Pictures are not part of the copy; repeat everything else in the records exactly.

Data to use:
===

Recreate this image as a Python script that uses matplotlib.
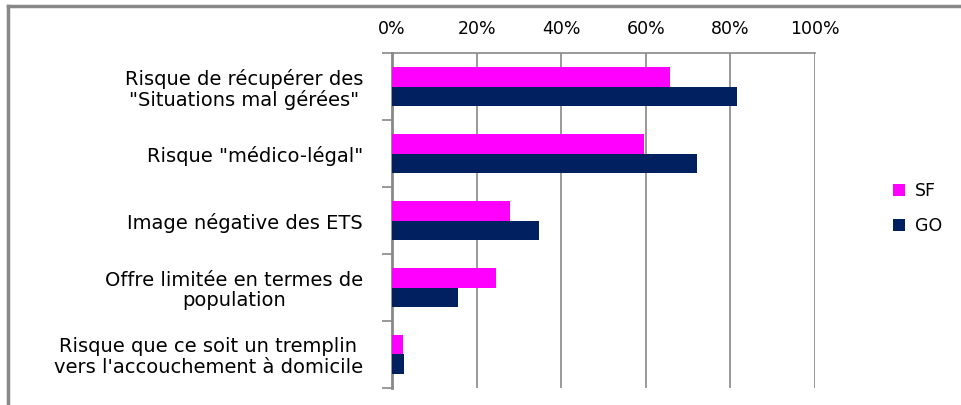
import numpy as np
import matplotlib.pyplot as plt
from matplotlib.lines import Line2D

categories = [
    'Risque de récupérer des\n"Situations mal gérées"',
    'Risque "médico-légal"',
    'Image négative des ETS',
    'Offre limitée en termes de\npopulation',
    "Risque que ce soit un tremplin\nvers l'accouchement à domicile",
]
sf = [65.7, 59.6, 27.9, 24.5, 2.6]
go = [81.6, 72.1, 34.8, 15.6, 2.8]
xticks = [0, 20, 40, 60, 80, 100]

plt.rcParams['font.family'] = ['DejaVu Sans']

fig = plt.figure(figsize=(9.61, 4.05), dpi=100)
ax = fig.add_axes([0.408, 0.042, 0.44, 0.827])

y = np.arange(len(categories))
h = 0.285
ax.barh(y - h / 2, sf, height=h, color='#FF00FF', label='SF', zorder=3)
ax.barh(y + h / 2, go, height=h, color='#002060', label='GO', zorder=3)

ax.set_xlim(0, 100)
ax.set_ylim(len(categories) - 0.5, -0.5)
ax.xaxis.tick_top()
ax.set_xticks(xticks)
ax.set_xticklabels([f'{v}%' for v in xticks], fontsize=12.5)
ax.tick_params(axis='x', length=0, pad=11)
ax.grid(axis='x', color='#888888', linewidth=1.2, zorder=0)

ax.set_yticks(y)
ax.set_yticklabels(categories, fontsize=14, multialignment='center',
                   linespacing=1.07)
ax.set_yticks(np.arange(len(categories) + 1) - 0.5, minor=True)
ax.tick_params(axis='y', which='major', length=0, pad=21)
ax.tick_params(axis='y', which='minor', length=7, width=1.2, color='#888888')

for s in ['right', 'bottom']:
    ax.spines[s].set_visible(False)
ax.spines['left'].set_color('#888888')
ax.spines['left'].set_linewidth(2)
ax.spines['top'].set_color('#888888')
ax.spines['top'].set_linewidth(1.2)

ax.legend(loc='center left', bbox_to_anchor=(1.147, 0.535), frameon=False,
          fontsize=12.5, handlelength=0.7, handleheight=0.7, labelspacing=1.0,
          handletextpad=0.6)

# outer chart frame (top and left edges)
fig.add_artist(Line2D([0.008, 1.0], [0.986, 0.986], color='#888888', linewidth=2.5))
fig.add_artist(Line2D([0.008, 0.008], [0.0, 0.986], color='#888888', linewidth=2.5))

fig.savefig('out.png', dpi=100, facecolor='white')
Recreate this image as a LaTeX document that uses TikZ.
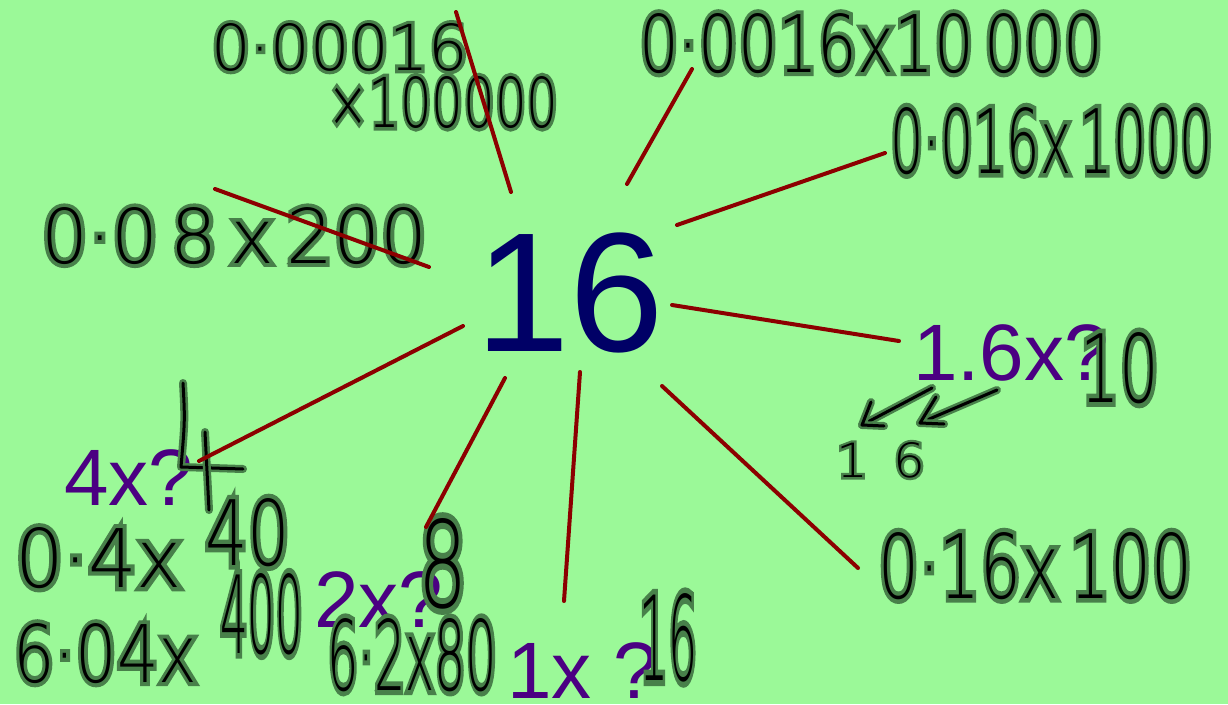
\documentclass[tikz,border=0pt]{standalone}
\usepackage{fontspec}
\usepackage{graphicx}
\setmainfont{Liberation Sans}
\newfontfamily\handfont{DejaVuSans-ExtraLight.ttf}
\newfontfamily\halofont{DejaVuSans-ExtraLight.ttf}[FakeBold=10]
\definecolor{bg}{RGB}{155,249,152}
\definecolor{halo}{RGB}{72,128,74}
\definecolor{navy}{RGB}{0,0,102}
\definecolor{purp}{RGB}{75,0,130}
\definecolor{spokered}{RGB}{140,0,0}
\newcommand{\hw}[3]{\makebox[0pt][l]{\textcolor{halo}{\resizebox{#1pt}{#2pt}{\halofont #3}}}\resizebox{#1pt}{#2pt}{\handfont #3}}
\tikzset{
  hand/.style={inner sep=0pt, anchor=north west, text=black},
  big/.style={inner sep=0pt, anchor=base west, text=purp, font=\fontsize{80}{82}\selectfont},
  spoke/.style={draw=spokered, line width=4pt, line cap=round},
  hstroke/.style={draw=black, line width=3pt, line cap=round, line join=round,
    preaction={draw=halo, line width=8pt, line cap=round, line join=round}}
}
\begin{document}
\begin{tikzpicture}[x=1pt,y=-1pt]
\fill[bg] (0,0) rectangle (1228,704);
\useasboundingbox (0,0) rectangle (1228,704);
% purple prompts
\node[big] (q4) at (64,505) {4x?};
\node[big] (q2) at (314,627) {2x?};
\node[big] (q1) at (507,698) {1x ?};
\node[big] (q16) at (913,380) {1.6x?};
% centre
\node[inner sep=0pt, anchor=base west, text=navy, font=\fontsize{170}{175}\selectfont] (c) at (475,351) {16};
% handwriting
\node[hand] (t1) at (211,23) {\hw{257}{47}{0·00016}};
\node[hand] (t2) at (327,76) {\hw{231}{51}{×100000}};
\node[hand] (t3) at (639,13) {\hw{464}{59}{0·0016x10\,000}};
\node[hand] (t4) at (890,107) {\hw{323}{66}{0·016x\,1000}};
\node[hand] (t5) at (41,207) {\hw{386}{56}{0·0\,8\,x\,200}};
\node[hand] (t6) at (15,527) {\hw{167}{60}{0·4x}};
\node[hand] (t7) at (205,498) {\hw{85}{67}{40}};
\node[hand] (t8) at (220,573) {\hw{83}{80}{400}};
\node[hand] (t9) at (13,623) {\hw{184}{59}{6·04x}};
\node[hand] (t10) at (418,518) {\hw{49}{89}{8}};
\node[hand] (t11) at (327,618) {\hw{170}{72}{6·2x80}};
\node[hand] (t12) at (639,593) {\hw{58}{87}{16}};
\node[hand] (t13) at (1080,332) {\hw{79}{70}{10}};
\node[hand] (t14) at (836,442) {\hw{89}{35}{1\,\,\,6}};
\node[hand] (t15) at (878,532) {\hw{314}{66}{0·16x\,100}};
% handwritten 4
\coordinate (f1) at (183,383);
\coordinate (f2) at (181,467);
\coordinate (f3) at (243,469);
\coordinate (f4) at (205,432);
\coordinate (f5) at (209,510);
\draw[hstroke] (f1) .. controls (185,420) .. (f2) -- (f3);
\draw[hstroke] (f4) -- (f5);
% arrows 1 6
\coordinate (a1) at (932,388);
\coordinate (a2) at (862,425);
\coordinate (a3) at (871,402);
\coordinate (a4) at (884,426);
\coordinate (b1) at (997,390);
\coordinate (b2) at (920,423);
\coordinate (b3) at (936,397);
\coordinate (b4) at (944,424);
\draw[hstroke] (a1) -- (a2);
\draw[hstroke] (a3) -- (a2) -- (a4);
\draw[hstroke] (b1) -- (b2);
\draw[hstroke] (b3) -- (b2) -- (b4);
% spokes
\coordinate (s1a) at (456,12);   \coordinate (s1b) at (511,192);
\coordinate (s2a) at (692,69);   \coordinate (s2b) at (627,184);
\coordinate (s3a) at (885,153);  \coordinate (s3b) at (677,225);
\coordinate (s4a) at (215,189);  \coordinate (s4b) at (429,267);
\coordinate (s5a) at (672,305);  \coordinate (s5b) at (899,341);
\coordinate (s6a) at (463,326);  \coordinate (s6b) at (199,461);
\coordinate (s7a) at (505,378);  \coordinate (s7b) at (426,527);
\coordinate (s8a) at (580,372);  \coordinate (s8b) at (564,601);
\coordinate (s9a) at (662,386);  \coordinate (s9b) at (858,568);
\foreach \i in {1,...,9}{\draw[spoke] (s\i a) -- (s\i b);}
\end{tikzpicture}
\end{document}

===

Full solution:
Recreate this image as a Python script that uses matplotlib.
import numpy as np
import matplotlib.pyplot as plt
from matplotlib.lines import Line2D

categories = [
    'Risque de récupérer des\n"Situations mal gérées"',
    'Risque "médico-légal"',
    'Image négative des ETS',
    'Offre limitée en termes de\npopulation',
    "Risque que ce soit un tremplin\nvers l'accouchement à domicile",
]
sf = [65.7, 59.6, 27.9, 24.5, 2.6]
go = [81.6, 72.1, 34.8, 15.6, 2.8]
xticks = [0, 20, 40, 60, 80, 100]

plt.rcParams['font.family'] = ['DejaVu Sans']

fig = plt.figure(figsize=(9.61, 4.05), dpi=100)
ax = fig.add_axes([0.408, 0.042, 0.44, 0.827])

y = np.arange(len(categories))
h = 0.285
ax.barh(y - h / 2, sf, height=h, color='#FF00FF', label='SF', zorder=3)
ax.barh(y + h / 2, go, height=h, color='#002060', label='GO', zorder=3)

ax.set_xlim(0, 100)
ax.set_ylim(len(categories) - 0.5, -0.5)
ax.xaxis.tick_top()
ax.set_xticks(xticks)
ax.set_xticklabels([f'{v}%' for v in xticks], fontsize=12.5)
ax.tick_params(axis='x', length=0, pad=11)
ax.grid(axis='x', color='#888888', linewidth=1.2, zorder=0)

ax.set_yticks(y)
ax.set_yticklabels(categories, fontsize=14, multialignment='center',
                   linespacing=1.07)
ax.set_yticks(np.arange(len(categories) + 1) - 0.5, minor=True)
ax.tick_params(axis='y', which='major', length=0, pad=21)
ax.tick_params(axis='y', which='minor', length=7, width=1.2, color='#888888')

for s in ['right', 'bottom']:
    ax.spines[s].set_visible(False)
ax.spines['left'].set_color('#888888')
ax.spines['left'].set_linewidth(2)
ax.spines['top'].set_color('#888888')
ax.spines['top'].set_linewidth(1.2)

ax.legend(loc='center left', bbox_to_anchor=(1.147, 0.535), frameon=False,
          fontsize=12.5, handlelength=0.7, handleheight=0.7, labelspacing=1.0,
          handletextpad=0.6)

# outer chart frame (top and left edges)
fig.add_artist(Line2D([0.008, 1.0], [0.986, 0.986], color='#888888', linewidth=2.5))
fig.add_artist(Line2D([0.008, 0.008], [0.0, 0.986], color='#888888', linewidth=2.5))

fig.savefig('out.png', dpi=100, facecolor='white')
Recreate this image as a LaTeX document that uses TikZ.
\documentclass[tikz,border=0pt]{standalone}
\usepackage{fontspec}
\usepackage{graphicx}
\setmainfont{Liberation Sans}
\newfontfamily\handfont{DejaVuSans-ExtraLight.ttf}
\newfontfamily\halofont{DejaVuSans-ExtraLight.ttf}[FakeBold=10]
\definecolor{bg}{RGB}{155,249,152}
\definecolor{halo}{RGB}{72,128,74}
\definecolor{navy}{RGB}{0,0,102}
\definecolor{purp}{RGB}{75,0,130}
\definecolor{spokered}{RGB}{140,0,0}
\newcommand{\hw}[3]{\makebox[0pt][l]{\textcolor{halo}{\resizebox{#1pt}{#2pt}{\halofont #3}}}\resizebox{#1pt}{#2pt}{\handfont #3}}
\tikzset{
  hand/.style={inner sep=0pt, anchor=north west, text=black},
  big/.style={inner sep=0pt, anchor=base west, text=purp, font=\fontsize{80}{82}\selectfont},
  spoke/.style={draw=spokered, line width=4pt, line cap=round},
  hstroke/.style={draw=black, line width=3pt, line cap=round, line join=round,
    preaction={draw=halo, line width=8pt, line cap=round, line join=round}}
}
\begin{document}
\begin{tikzpicture}[x=1pt,y=-1pt]
\fill[bg] (0,0) rectangle (1228,704);
\useasboundingbox (0,0) rectangle (1228,704);
% purple prompts
\node[big] (q4) at (64,505) {4x?};
\node[big] (q2) at (314,627) {2x?};
\node[big] (q1) at (507,698) {1x ?};
\node[big] (q16) at (913,380) {1.6x?};
% centre
\node[inner sep=0pt, anchor=base west, text=navy, font=\fontsize{170}{175}\selectfont] (c) at (475,351) {16};
% handwriting
\node[hand] (t1) at (211,23) {\hw{257}{47}{0·00016}};
\node[hand] (t2) at (327,76) {\hw{231}{51}{×100000}};
\node[hand] (t3) at (639,13) {\hw{464}{59}{0·0016x10\,000}};
\node[hand] (t4) at (890,107) {\hw{323}{66}{0·016x\,1000}};
\node[hand] (t5) at (41,207) {\hw{386}{56}{0·0\,8\,x\,200}};
\node[hand] (t6) at (15,527) {\hw{167}{60}{0·4x}};
\node[hand] (t7) at (205,498) {\hw{85}{67}{40}};
\node[hand] (t8) at (220,573) {\hw{83}{80}{400}};
\node[hand] (t9) at (13,623) {\hw{184}{59}{6·04x}};
\node[hand] (t10) at (418,518) {\hw{49}{89}{8}};
\node[hand] (t11) at (327,618) {\hw{170}{72}{6·2x80}};
\node[hand] (t12) at (639,593) {\hw{58}{87}{16}};
\node[hand] (t13) at (1080,332) {\hw{79}{70}{10}};
\node[hand] (t14) at (836,442) {\hw{89}{35}{1\,\,\,6}};
\node[hand] (t15) at (878,532) {\hw{314}{66}{0·16x\,100}};
% handwritten 4
\coordinate (f1) at (183,383);
\coordinate (f2) at (181,467);
\coordinate (f3) at (243,469);
\coordinate (f4) at (205,432);
\coordinate (f5) at (209,510);
\draw[hstroke] (f1) .. controls (185,420) .. (f2) -- (f3);
\draw[hstroke] (f4) -- (f5);
% arrows 1 6
\coordinate (a1) at (932,388);
\coordinate (a2) at (862,425);
\coordinate (a3) at (871,402);
\coordinate (a4) at (884,426);
\coordinate (b1) at (997,390);
\coordinate (b2) at (920,423);
\coordinate (b3) at (936,397);
\coordinate (b4) at (944,424);
\draw[hstroke] (a1) -- (a2);
\draw[hstroke] (a3) -- (a2) -- (a4);
\draw[hstroke] (b1) -- (b2);
\draw[hstroke] (b3) -- (b2) -- (b4);
% spokes
\coordinate (s1a) at (456,12);   \coordinate (s1b) at (511,192);
\coordinate (s2a) at (692,69);   \coordinate (s2b) at (627,184);
\coordinate (s3a) at (885,153);  \coordinate (s3b) at (677,225);
\coordinate (s4a) at (215,189);  \coordinate (s4b) at (429,267);
\coordinate (s5a) at (672,305);  \coordinate (s5b) at (899,341);
\coordinate (s6a) at (463,326);  \coordinate (s6b) at (199,461);
\coordinate (s7a) at (505,378);  \coordinate (s7b) at (426,527);
\coordinate (s8a) at (580,372);  \coordinate (s8b) at (564,601);
\coordinate (s9a) at (662,386);  \coordinate (s9b) at (858,568);
\foreach \i in {1,...,9}{\draw[spoke] (s\i a) -- (s\i b);}
\end{tikzpicture}
\end{document}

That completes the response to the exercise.